Other rugby and rugby league players have shaken off hits, most notably Wayne Shelford. During a 1986 match against France, the New Zealander's scrotum was torn open by French studs, giving one of his testicles an unwanted airing. Perhaps distracted by the four teeth he also lost, Shelford calmly asked touchline doctors to stitch him up. Only a subsequent punch in the head forced coaches to substitute him.
Does rugby present the greatest risk to an athlete's balls? "I'm not aware of a survey of the prevalence of testicular injuries in sport," Marcus Drake, senior lecturer in urology at the University of Bristol, says. "I would say rugby has an increased risk, while we might see more 'fall-astride' injuries among gymnasts."
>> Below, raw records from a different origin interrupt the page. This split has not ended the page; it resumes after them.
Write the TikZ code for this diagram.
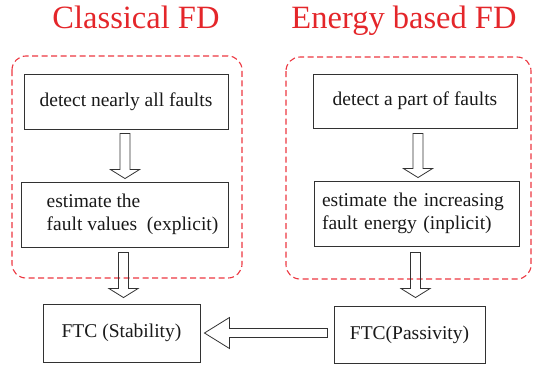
\documentclass[tikz,border=0pt]{standalone}
\usepackage{fontspec}
\setmainfont{Liberation Serif}
\usetikzlibrary{calc}
\definecolor{titlered}{RGB}{228,38,42}
\definecolor{dashred}{RGB}{236,55,65}
\definecolor{boxline}{RGB}{50,50,50}
\definecolor{txt}{RGB}{25,25,25}
\tikzset{
  box/.style={draw=boxline, line width=0.9pt, text=txt, font=\fontsize{19.5}{23}\selectfont, inner sep=0pt},
  title/.style={text=titlered, font=\fontsize{32.5}{36}\selectfont, anchor=base, inner sep=0pt},
  group/.style={draw=dashred, line width=1.1pt, dash pattern=on 6pt off 3.5pt, rounded corners=14pt},
  fatarrow/.style={draw=boxline, line width=0.8pt, line join=miter}
}
\newcommand\fatdown[2]{\draw[fatarrow] let \p1=#1, \p2=#2 in
  (\x1-5pt,\y1) -- (\x1+5pt,\y1) -- (\x1+5pt,\y2+9pt) -- (\x1+14.5pt,\y2+9pt)
  -- (\x1,\y2) -- (\x1-14.5pt,\y2+9pt) -- (\x1-5pt,\y2+9pt) -- cycle;}
\begin{document}
\begin{tikzpicture}[x=1pt,y=-1pt]
\useasboundingbox (0,0) rectangle (534,367);
% titles
\node[title] (t1) at (136,28) {Classical FD};
\node[title] (t2) at (404,28) {Energy based FD};
% dashed groups
\draw[group] (12,56) rectangle (242,278);
\draw[group] (286,57) rectangle (531,279);
% boxes
\node[box, minimum width=204pt, minimum height=55pt] (L1) at (126,101.5) {detect nearly all faults};
\node[box, minimum width=206pt, minimum height=65pt, align=left, inner xsep=10pt] (L2) at (125,214.5)
  {\hspace*{15pt}estimate the\\\hspace*{15pt}fault values\ \ (explicit)};
\node[box, minimum width=204pt, minimum height=54pt] (R1) at (415,101) {detect a part of faults};
\node[box, minimum height=65pt, text width=189pt, align=left, inner xsep=8pt] (R2) at (416.5,213.5)
  {estimate the increasing\\fault energy (inplicit)};
\node[box, minimum width=157pt, minimum height=58pt] (S) at (121.5,333) {FTC (Stability)};
\node[box, minimum width=151pt, minimum height=57pt] (P) at (409.5,334.5) {FTC(Passivity)};
% arrows
\fatdown{($(L1.south)+(-1,4)$)}{($(L2.north)+(0,-3)$)}
\fatdown{($(L2.south)+(-1.5,5)$)}{($(S.north)+(0,-6)$)}
\fatdown{($(R1.south)+(3,5)$)}{($(R2.north)+(0,-3)$)}
\fatdown{($(R2.south)+(-1,6)$)}{($(P.north)+(0,-8)$)}
\draw[fatarrow] let \p1=($(P.west)+(-6,0)$), \p2=($(S.east)+(4,0)$) in
  (\x1,\y2+4.5pt) -- (\x2+25pt,\y2+4.5pt) -- (\x2+25pt,\y2+15.5pt) -- (\x2,\y2)
  -- (\x2+25pt,\y2-15.5pt) -- (\x2+25pt,\y2-4.5pt) -- (\x1,\y2-4.5pt) -- cycle;
\end{tikzpicture}
\end{document}
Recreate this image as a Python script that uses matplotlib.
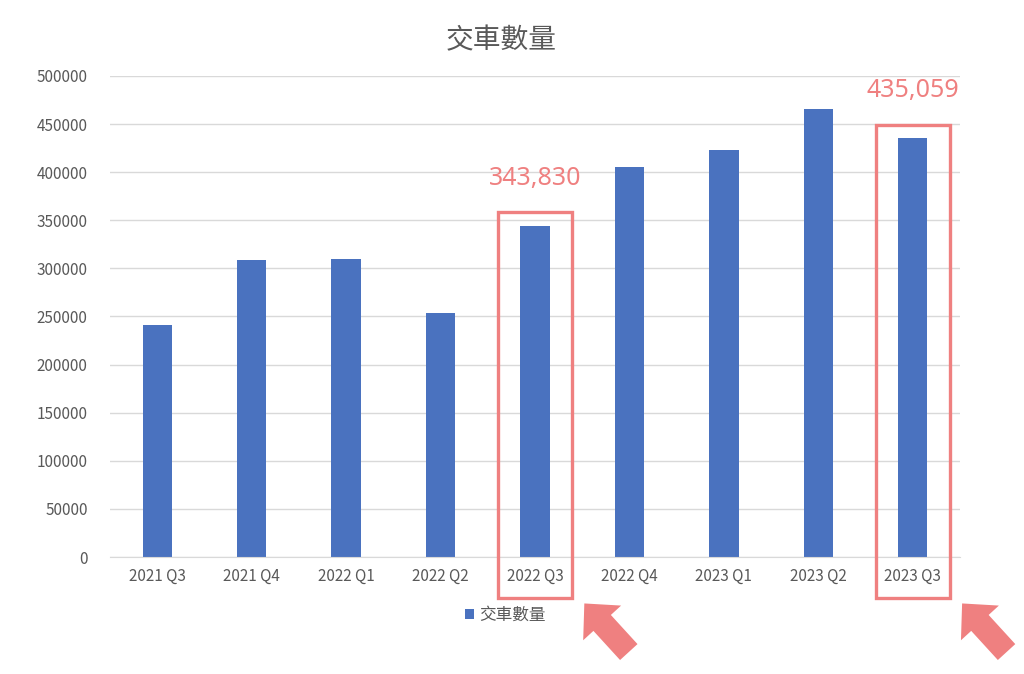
import matplotlib.pyplot as plt
from matplotlib.patches import Rectangle
from matplotlib.transforms import offset_copy
import numpy as np

plt.rcParams['font.family'] = ['Noto Sans CJK TC', 'DejaVu Sans']

quarters = ['2021 Q3', '2021 Q4', '2022 Q1', '2022 Q2', '2022 Q3',
            '2022 Q4', '2023 Q1', '2023 Q2', '2023 Q3']
deliveries = [241300, 308600, 309800, 254000, 343830,
              405300, 422900, 466100, 435059]
highlight = [4, 8]
title = '交車數量'

bar_color = '#4A72BF'
mark_color = '#EF8080'
text_gray = '#595959'
grid_gray = '#D9D9D9'


def main():
    fig = plt.figure(figsize=(10.24, 6.74), dpi=100)
    ax = fig.add_axes([110 / 1024, 117 / 674, 850 / 1024, 481 / 674])

    x = np.arange(len(quarters))
    ax.bar(x, deliveries, width=0.31, color=bar_color, label=title, zorder=2)

    ax.set_xlim(-0.5, len(quarters) - 0.5)
    ax.set_ylim(0, 500000)
    ax.set_yticks(np.arange(0, 500001, 50000))
    ax.set_xticks(x)
    ax.set_xticklabels(quarters)
    ax.tick_params(length=0, labelsize=11, labelcolor=text_gray)
    ax.tick_params(axis='x', pad=8)
    ax.tick_params(axis='y', pad=16)
    ax.yaxis.grid(True, color=grid_gray, lw=1, zorder=0)
    for side in ['top', 'right', 'left']:
        ax.spines[side].set_visible(False)
    ax.spines['bottom'].set_color(grid_gray)

    fig.text(501 / 1024, 1 - 40 / 674, title, ha='center', va='center',
             fontsize=20, color=text_gray, fontweight='light')

    # highlight boxes, labels and arrows
    bottom = -42500
    for i in highlight:
        v = deliveries[i]
        top = v + 14500
        ax.add_patch(Rectangle((i - 0.39, bottom), 0.78, top - bottom, fill=False,
                               ec=mark_color, lw=2.4, clip_on=False, zorder=3))
        ax.text(i, top + 22000, f'{v:,}', ha='center', va='bottom', fontsize=18,
                color=mark_color, family=['Noto Sans', 'DejaVu Sans'],
                fontweight='medium')
        tip = offset_copy(ax.transData, fig=fig, x=9, y=-4, units='points')
        ax.annotate('', xy=(i + 0.39, bottom), xycoords=tip,
                    xytext=(32, -35), textcoords='offset points',
                    arrowprops=dict(arrowstyle='simple,head_length=0.95,head_width=1.85,tail_width=0.85',
                                    mutation_scale=20, color=mark_color, lw=0,
                                    shrinkA=0, shrinkB=0),
                    annotation_clip=False)

    leg = fig.legend(loc='center', bbox_to_anchor=(505 / 1024, 1 - 615 / 674),
                     frameon=False, fontsize=12, handlelength=0.55, handleheight=0.55,
                     handletextpad=0.3)
    for t in leg.get_texts():
        t.set_color(text_gray)

    fig.savefig('out.png', dpi=100)


if __name__ == '__main__':
    main()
Drake warns players that surgery can increase the risk of injury. "The dangly scrotum and testicles tend to get out of the way," he says. "Surgery can reduce that mobility."
Wood revealed yesterday he was seeking protection for his surviving testicle. Regardless, he would be advised against motorcycling. Drake says: "I saw one chap who smeared his testicles on a petrol tank."